The NCA came into effect in 2007. Prior to that the consequences for a consumer who missed monthly repayments were catastrophic. Using an ‘acceleration clause’ in the home loan agreement, credit providers called up the entire outstanding balance. In effect, it meant the consumer lost the right to repay the debt in monthly instalments. The only way for them to save their home would be to pay the entire outstanding amount.

“The effect of the acceleration clause was to make the loss of the consumer’s home inevitable because it was impossible for most consumers, who were already struggling, to pay the entire outstanding balance.” says Benjamin.

“Section 129(3) of the NCA was revolutionary because it means that consumers only have to pay the arrear instalments, and taxed [authorised] legal costs, to avoid the sale of their home.”

One of the main purposes of the NCA is to level the playing field between borrowers and credit providers. A consumer’s right to reinstate a credit agreement in terms of Section 129(3) is one of the most innovative measures introduced. Certain aspects of Section 129(3) were unclear and only clarified by the Constitutional Court in 2016 in the Nkata judgment.

Credit providers should have their loan records audited

“In this case, the mortgage loan agreement had been reinstated before Nkata was decided,” says Benjamin.

“In the light of Nkata, SAHL, like all credit providers, should have audited its records to ensure that it was not relying on judgments that had been rendered invalid because the mortgage loan agreement had been previously been reinstated.
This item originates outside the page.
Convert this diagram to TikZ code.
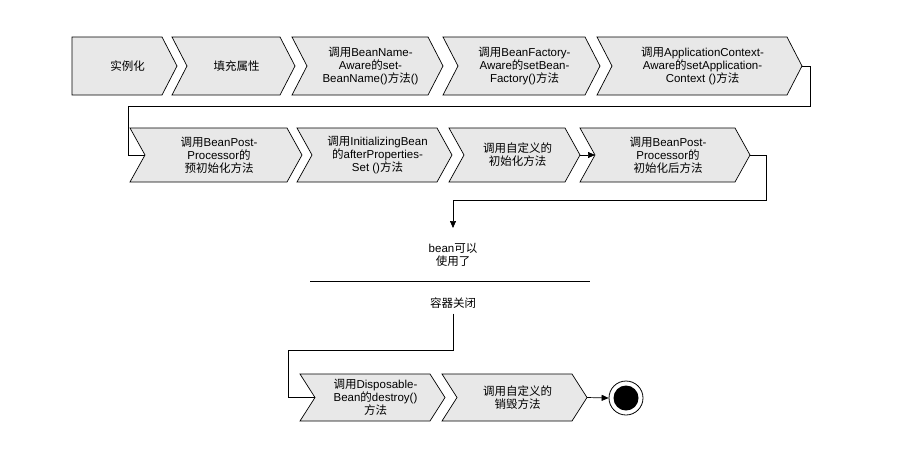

“The circumstances leading to the invalid sale of Ms Naidoo’s home were, accordingly, completely avoidable.

“The fact that SAHL was executing on a case that had started in 2009, and there was no reserve price, should have acted as a red flag,” he adds.

“Where legal proceedings had commenced several years ago, it is highly unlikely, if not inconceivable, that the mortgage loan agreement had not, at some stage or other, been reinstated.”

Moneyweb wrote to SAHL in February asking for a response to the claims in Naidoo’s court papers.

Sikhumbuzo Mthembu, legal advisor at SAHL, replied as follows: “We note that Ms Naidoo has instituted legal proceedings against SA Home Loans in connection with or in relation to the matters raised in your email. On the advice of our counsel, we will respond to all allegations in documents to be filed at court.”

Last week, we contacted SAHL again. It had nothing further to add, we were told.

* Valerie Naidoo’s name has been changed at her request.